Врач был лысый, с внешностью доброго дядюшки, с которым хочется поехать на рыбалку. Он сидел напротив Бронека и изучал его слепой глаз. Массивный живот доктора покоился на бедрах.
– Доктор в Коло сказал, что нужно выковырять глаз, – сообщила ему Хелена.
– Просто какой-то мясник, ей-богу, – недоумевал Бронек. – Ну как это выковырять? Глаз? Почему? Я не согласился.
– Вы не согласились, – повторил врач в задумчивости и покачал головой.
– Нет.
– Послушайте, я объясню вам, как обстоят дела. – Он выпрямился, сделал глубокий вдох и сложил руки на груди. – Этим глазом вы уже до конца жизни не будете видеть.
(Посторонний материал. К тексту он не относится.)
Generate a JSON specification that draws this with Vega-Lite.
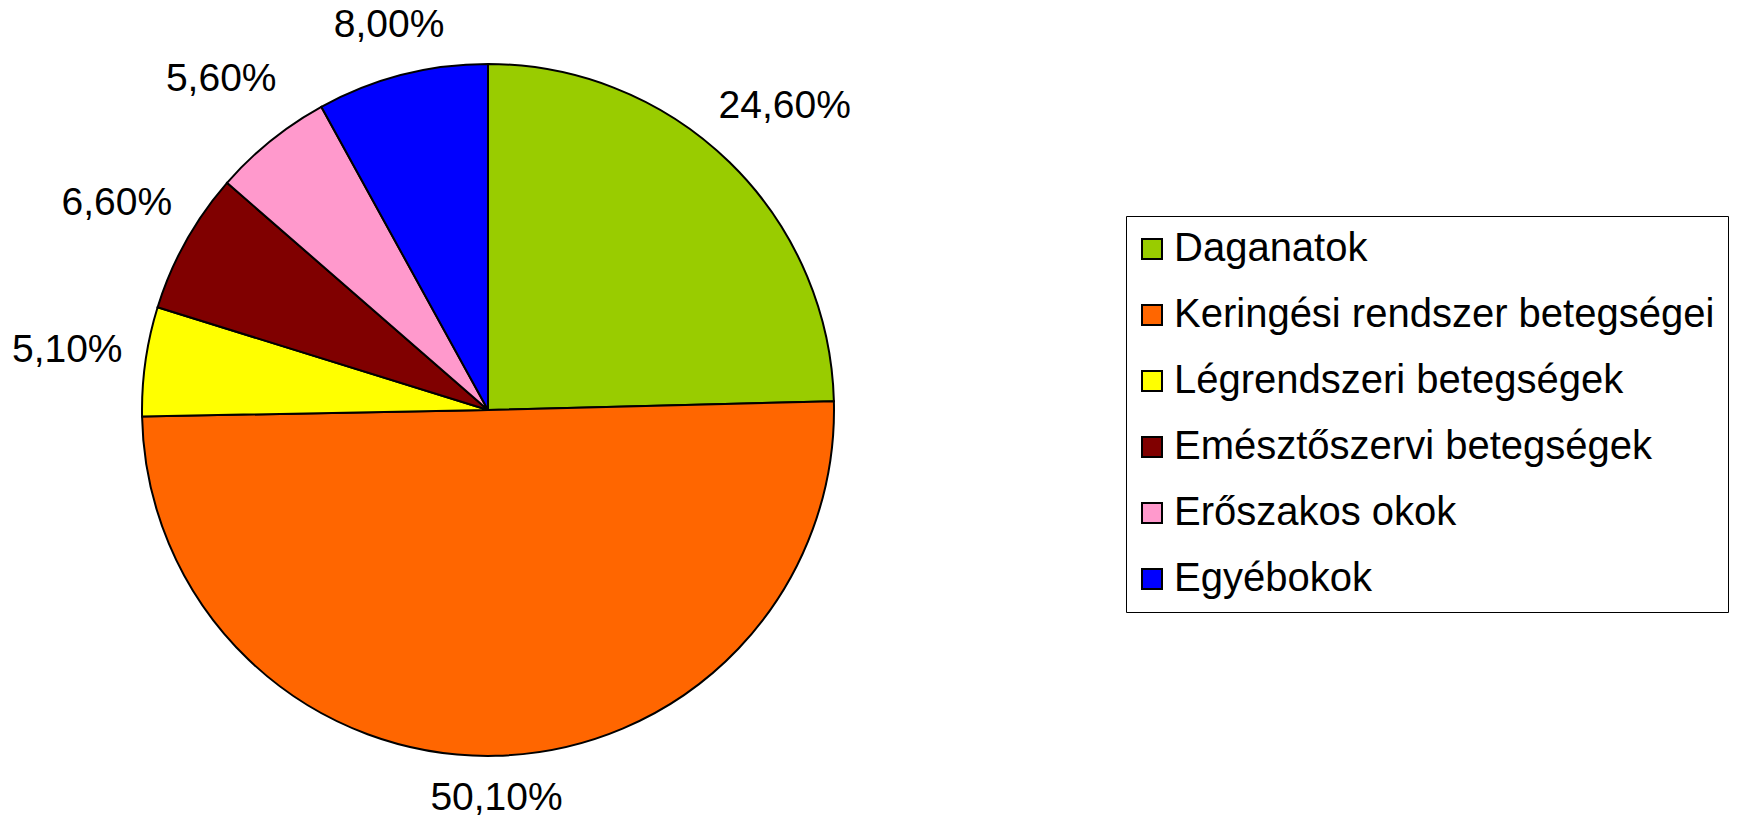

– Тот говорил то же самое, – подтвердила Хелена.
– Глазное яблоко действительно вынимают, но я могу попытаться вытащить стружку магнитом.
– То есть как?
– Просто. Приложу к глазу, и стружка выйдет сама. Вернее, должна выйти. Я еще этого не практиковал.
С минуту все молчали, было слышно только стук дождя по подоконнику.
– А другой глаз? – спросил Бронек, прерывая монотонный звук.
– Что другой глаз?
– Не знаю… С ним все в порядке?
– Да, все в порядке. Вам кажется, что-то не так?
– Нет, собственно… Хорошо, вытаскивайте уже тогда.
Они возвращались из Лодзи на автобусе, который трясся, словно ему тоже было холодно в эту дождливую погоду. Всю дорогу держались за руки. Точнее, он ее держал. Сжимал. Мял. Целых три часа. Хелена смотрела в окно, Бронек никуда не смотрел. Операция прошла успешно, врач даже отдал эту мелкую блестящую стружку, лишившую его половины зрения.
За два месяца радужная оболочка правого глаза почти совершенно побелела. Разница в поле зрения была одновременно большая и маленькая, он не мог этого объяснить. Временами ему казалось, что у него по-прежнему два здоровых глаза, а в другой раз готов был поклясться, что скоро вообще перестанет видеть.
Он больше не ездил в Коло и бросил работу в кооперативе. Милка напрасно спрашивала папу про апельсины.
Его волновал только Пес. Он ходил к нему по несколько раз на дню и чистил шерсть или просто садился рядом на табурет, уставившись единственным глазом куда-то в стену. Однажды прочитал в сельскохозяйственной рубрике «Кольской газеты», что хозяин, по-настоящему любящий своих животных, должен смастерить для них специальные маски, которые они могли бы носить на случай очередной войны и распыления боевого газа, поэтому сделал такую для Пса, а потом еще одну, на всякий пожарный.